In short, I have optionality. I have other friends that I’d go see instead. Unless I didn’t, in which case I’d stick with them for a lot longer.
It works the same with cascading significance, or your ‘gut feeling’ in marketing.
If the only hope for your startup is getting this marketing channel to work, then you’ll stick with it for as long as possible, even if you’re seeing negative results.
If you already have a bunch of marketing channels working and you were just toying with this channel on a whim, you don’t have to go that far down the rabbit hole; at the first sign of failure you can break off the test and deploy those resources elsewhere.
Normally you should be juggling several of these tests each week, cutting the ones that you’re least confident in and redeploying that budget to those that are showing the most promise.
That iterative process will eventually help you explore all the opportunities available to you without wasting an enormous amount of time and budget dogmatically sticking to the science.

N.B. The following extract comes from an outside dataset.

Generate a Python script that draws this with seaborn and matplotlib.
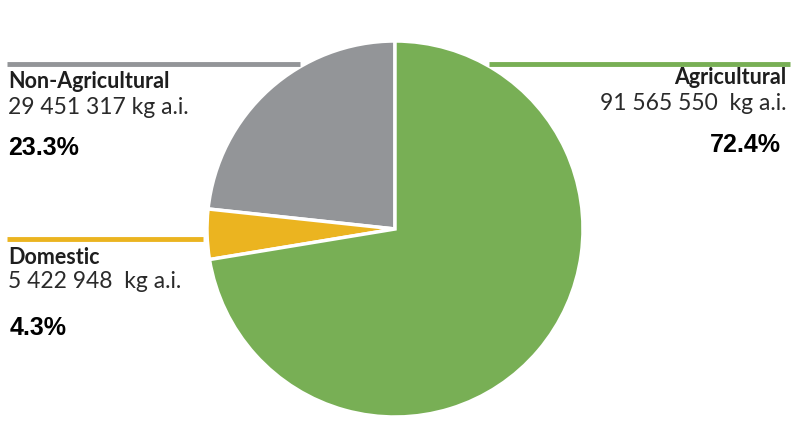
import matplotlib
matplotlib.use("Agg")
import matplotlib.pyplot as plt
import seaborn as sns

sns.set_theme(style="white")
plt.rcParams["font.family"] = ["Lato", "DejaVu Sans"]

# Data
categories = ["Non-Agricultural", "Domestic", "Agricultural"]
amounts = ["29 451 317 kg a.i.", "5 422 948  kg a.i.", "91 565 550  kg a.i."]
shares = [23.3, 4.3, 72.4]
colors = ["#939598", "#EBB420", "#78AF55"]

W, H = 800, 434
fig = plt.figure(figsize=(W / 100, H / 100), dpi=100)
ax = fig.add_axes([0, 0, 1, 1])

ax.pie(shares, colors=colors, startangle=90, counterclock=True,
       center=(395, H - 229), radius=188,
       wedgeprops=dict(edgecolor="white", linewidth=2.5))
ax.set_xlim(0, W)
ax.set_ylim(0, H)
ax.set_aspect("equal")
ax.axis("off")

def y(px):
    return H - px

txt = "#1e1e1e"
# label positions: (line x0, line x1, line y, text x, align, name y, amount y, pct y, pct x)
layout = {
    "Non-Agricultural": (7, 300, 64, 8, "left", 82, 107, 148, 8),
    "Domestic": (7, 203, 239, 8, "left", 257, 281, 328, 10),
    "Agricultural": (489, 790, 64, 786, "right", 78, 103, 145, 781),
}
for cat, amt, pct, col in zip(categories, amounts, shares, colors):
    x0, x1, ly, tx, ha, ny, ay, py, px = layout[cat]
    ax.plot([x0, x1], [y(ly), y(ly)], color=col, linewidth=3.5, solid_capstyle="butt")
    ax.text(tx, y(ny), cat, ha=ha, va="center", fontsize=15.5, fontweight="bold", color=txt)
    ax.text(tx, y(ay), amt, ha=ha, va="center", fontsize=16.5, color="#2a2a2a")
    ax.text(px, y(py), f"{pct}%", ha=ha, va="center", fontsize=18, fontweight="bold",
            color="black", family=["Liberation Sans", "DejaVu Sans"])

fig.savefig("out.png", dpi=100)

It’ll help you avoid analysis paralysis and move at the speed your business needs you to move, without that guilty nagging feeling that you should be more data-driven.
Remember that a bigger difference in performance is easier and quicker to spot than a smaller difference. Don’t waste time tweaking button colors – go radical with your designs instead. Once you find a broad ‘type’ of page that works, drill down further and further into elements in descending order of importance to eventually land on a fully optimized page.
If you run a similar calculation to the one above for each test your team (or boss, or client) wants you to do, you can avoid a lot of heartache. You can reset their expectations on what’s possible and avoid tests that are doomed to fail or unlikely to move the needle from the start.
Once you’re armed with a model of the test, like the one I did above, it becomes very difficult to argue with you. Because you showed the initiative and smarts to debunk the original plan, you’ll be in the driver’s seat when suggesting what to do next. Use this power to flex your optionality and test the things you really should be testing.